Para Saraiva, a proposta da
industrialização de alimentos, plantas e óleos naturais abundantes em Rondônia
integra-se à causa dos Trabalhadores Rurais Sem-Terra no que diz respeito
ao êxito da agrofloresta defendida pelo educador e consultor Namastê
Messerschmidt, cuja técnica alia a produção de alimentos ao reflorestamento.
Nessa área também trabalha o
agroecologista suíço Ernst Gotsch, que tem largo trabalho em áreas da Bahia e
no Centro-Oeste brasileiro.
Se fossem assentados em áreas degradadas na Amazônia, os sem-terra poderiam recuperará-las. "Não apresento uma invenção da roda, mas sei que a realidade desafia atualmente nossa competência e vontade política para garantia da nossa redenção como nação e melhoria da qualidade de vida do povo brasileiro tão necessitado de políticas públicas estruturais que permitam a recuperação da combalida economia."
SALVANDO A AMAZÔNIA
O chamado Fundo da Amazônia poderia ser
ampliado com a atração de outros países, conscientes de que o destino de cada
um está interligado ao destino dos demais. Um exemplo é mencionado pelo senador
Randolfe Rodrigues: a recente inclusão da Inglaterra, intermediada e fomentada
com êxito.
Parte da produção dos inúmeros
alimentos nutritivos amazônicos poderia ser desidratada e empacotada a vácuo
utilizando tecnologia disponível em países desenvolvidos, a fim de evitar o
deterioramento e aumentar o prazo de duração dos estoques em bancos
alimentares.
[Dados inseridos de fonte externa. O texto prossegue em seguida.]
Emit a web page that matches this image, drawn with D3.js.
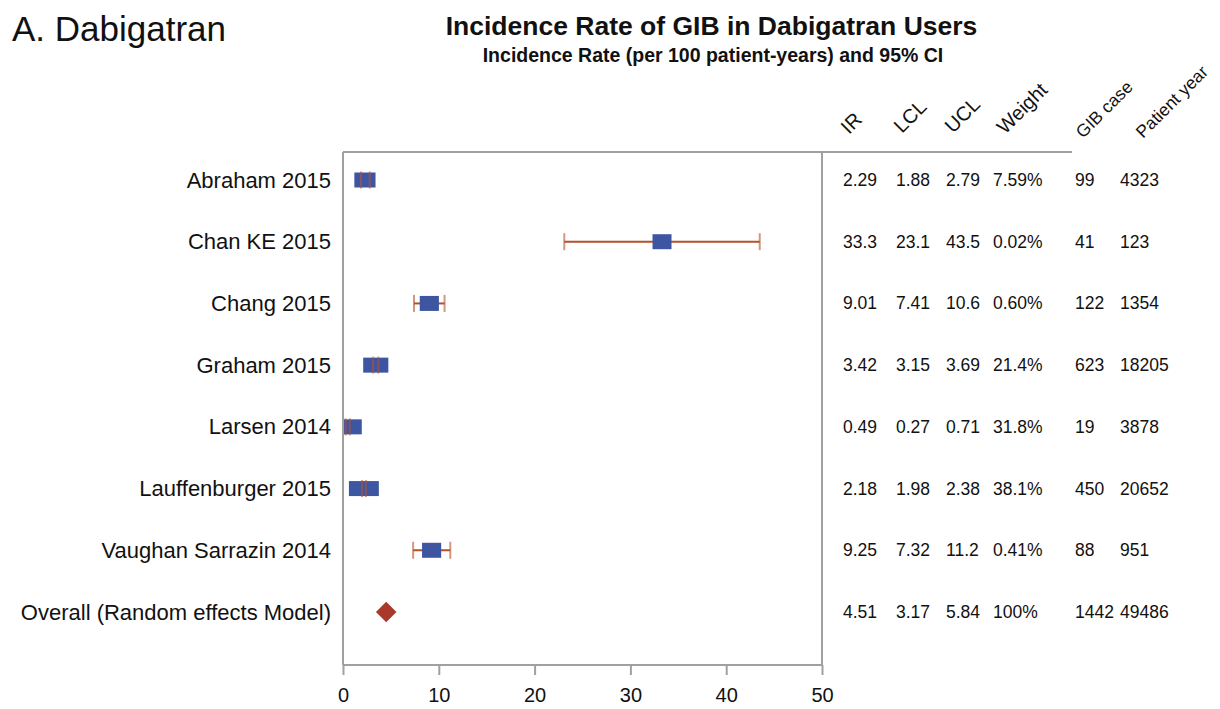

Entre outros países, os EUA já utilizam há décadas esse tipo de
produto para alimentar suas tropas em diferentes regiões de conflitos.
"Temos a obrigação moral e a
inteligência necessária para vencer o inimigo comum: a fome que castiga
indiscriminadamente seres humanos, sobretudo os excluídos e os mais
vulneráveis, como idosos, mulheres e crianças", assinala Saraiva.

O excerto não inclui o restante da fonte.